Many schemes for price discrimination involve some cost. For example, discount coupons take up the time and resources of both the buyer and the seller. This question considers the implications of costly price discrimination. To keep things simple, let's assume that our monopolist's production costs are simply proportional to output so that average total cost and marginal cost are constant and equal to each other.

a. Draw the cost, demand, and marginal- revenue curves for the monopolist. Show the price the monopolist would charge without price discrimination.

b. In your diagram, mark the area equal to the monopolist's profit and call it $X$. Mark the area equal to consumer surplus and call it $Y$. Mark the area equal to the deadweight loss and call it $Z$.

c. Now suppose that the monopolist can perfectly price discriminate. What is the monopolist's profit? (Give your answer in terms of $X, Y,$ and $Z$.)
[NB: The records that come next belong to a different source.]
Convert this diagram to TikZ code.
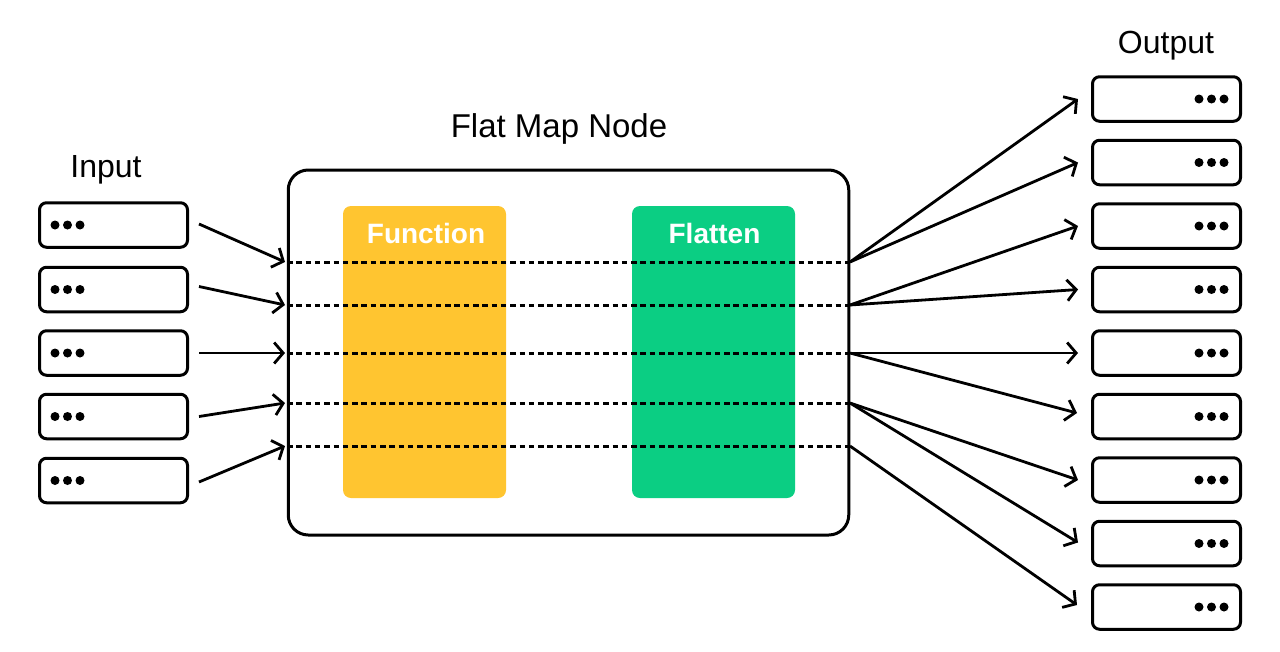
\documentclass[tikz,border=0pt]{standalone}
\usepackage{fontspec}
\setmainfont{Liberation Sans}
\usetikzlibrary{arrows.meta,calc}
\definecolor{fnyellow}{HTML}{FFC530}
\definecolor{flgreen}{HTML}{0BCE83}
\begin{document}
\begin{tikzpicture}[x=1pt,y=-1pt,
  recbox/.style={draw, line width=3pt, rounded corners=7pt, minimum width=148pt, minimum height=44.5pt, inner sep=0pt},
  dotmark/.style={fill=black},
  arr/.style={line width=2.8pt, -{Straight Barb[length=9pt,width=21pt,line width=2.8pt]}},
  flow/.style={line width=3pt, dash pattern=on 5.5pt off 3.8pt},
  lbl/.style={font=\fontsize{32}{36}\selectfont, anchor=base, inner sep=0pt},
  stagelbl/.style={font=\fontsize{28}{32}\selectfont\bfseries, text=white, anchor=base, inner sep=0pt},
  stage/.style={rounded corners=8pt, minimum width=163pt, minimum height=292pt, inner sep=0pt}]
\useasboundingbox (0,0) rectangle (1280,651);
\fill[white] (0,0) rectangle (1280,651);

% main node
\node[draw, line width=3pt, rounded corners=20pt, minimum width=560.5pt, minimum height=365pt, inner sep=0pt] (fm) at (568.5,352.5) {};
\node[stage, fill=fnyellow] (fn) at (424.5,352) {};
\node[stage, fill=flgreen] (fl) at (713.5,352) {};
\node[stagelbl] (fnlbl) at (426,243) {Function};
\node[stagelbl] (fllbl) at (714.5,243) {Flatten};
\node[lbl, font=\fontsize{33}{38}\selectfont] (fmlbl) at (559,137) {Flat Map Node};

% flow lines
\foreach \k/\y in {1/262,2/305,3/353,4/403,5/446}{
  \coordinate (l\k) at (287,\y);
  \coordinate (r\k) at (850,\y);
  \draw[flow] (l\k) -- (r\k);
}

% inputs
\node[lbl] (inlbl) at (106,177) {Input};
\foreach \k/\y in {1/225,2/289.5,3/353,4/416.5,5/480.5}{
  \node[recbox] (i\k) at (113.5,\y) {};
  \foreach \dx in {17,29.5,42}{
    \fill[dotmark] ($(i\k.west)+(\dx,0)$) circle (4.5pt);
  }
}
\draw[arr] ($(i1.east)+(10,-1)$) -- ($(l1)+(-2,0)$);
\draw[arr] ($(i2.east)+(10,-3)$) -- ($(l2)+(-2,0)$);
\draw[arr] ($(i3.east)+(10,0)$) -- ($(l3)+(-2,0)$);
\draw[arr] ($(i4.east)+(10,0)$) -- ($(l4)+(-2,0)$);
\draw[arr] ($(i5.east)+(10,1.5)$) -- ($(l5)+(-2,0)$);

% outputs
\node[lbl] (outlbl) at (1166,53) {Output};
\foreach \k/\y in {1/99,2/162.5,3/226,4/289.5,5/353,6/416.5,7/480,8/543.5,9/607}{
  \node[recbox] (o\k) at (1166.5,\y) {};
  \foreach \dx in {18,30.5,43}{
    \fill[dotmark] ($(o\k.east)+(-\dx,0)$) circle (4.5pt);
  }
}
\draw[arr] (r1) -- ($(o1.west)+(-13,0)$);
\draw[arr] (r1) -- ($(o2.west)+(-13,0)$);
\draw[arr] (r2) -- ($(o3.west)+(-13,0)$);
\draw[arr] (r2) -- ($(o4.west)+(-13,0)$);
\draw[arr] (r3) -- ($(o5.west)+(-13,0)$);
\draw[arr] (r3) -- ($(o6.west)+(-14,-3.5)$);
\draw[arr] (r4) -- ($(o7.west)+(-13,0)$);
\draw[arr] (r4) -- ($(o8.west)+(-13,-1)$);
\draw[arr] (r5) -- ($(o9.west)+(-14,-2)$);
\end{tikzpicture}
\end{document}
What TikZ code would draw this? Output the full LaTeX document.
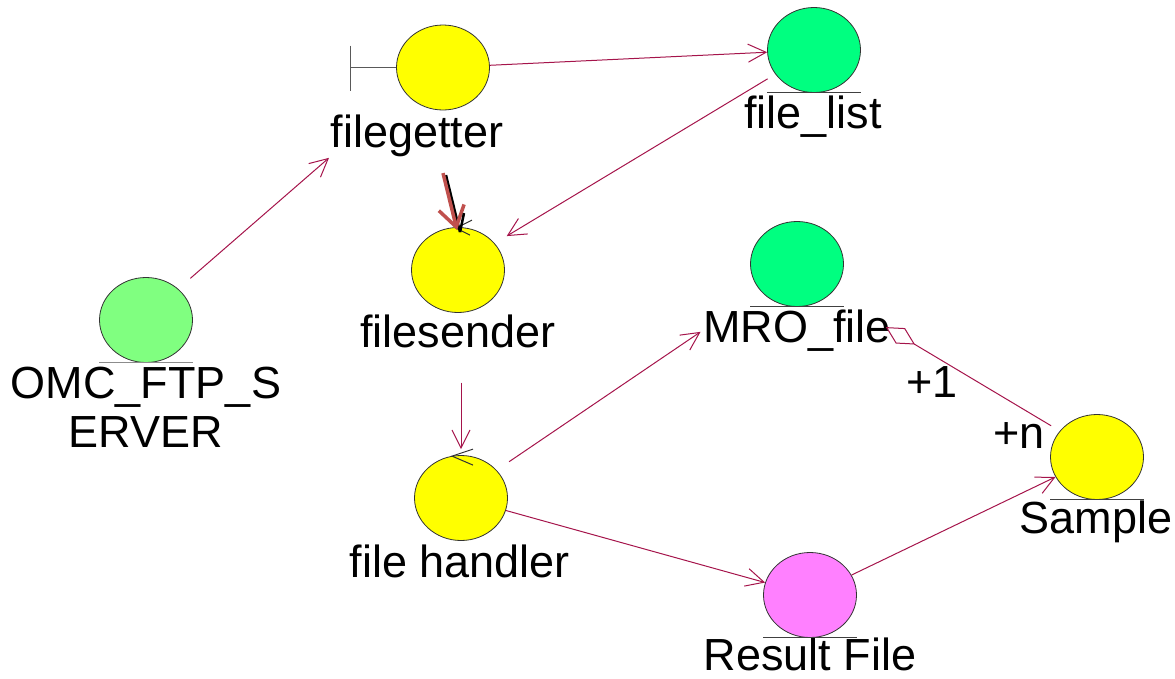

d. What is the change in the monopolist's profit from price discrimination? What is the change in total surplus from price discrimination? Which change is larger? Explain. (Give your answer in terms of $X, Y,$ and $Z$.)

e. Now suppose that there is some cost associated with price discrimination. To model this cost, let's assume that the monopolist has to pay a fixed cost C to price discriminate. How would a monopolist make the decision whether to pay this fixed cost? (Give your answer in terms of $X, Y, Z,$ and $C$.)

f. How would a benevolent social planner, who cares about total surplus, decide whether the monopolist should price discriminate? (Give your answer in terms of $X, Y, Z,$ and $C$.)

g. Compare your answers to parts (e) and (f). How does the monopolist's incentive to price discriminate differ from the social planner's? Is it possible that the monopolist will price discriminate even though doing so is not socially desirable?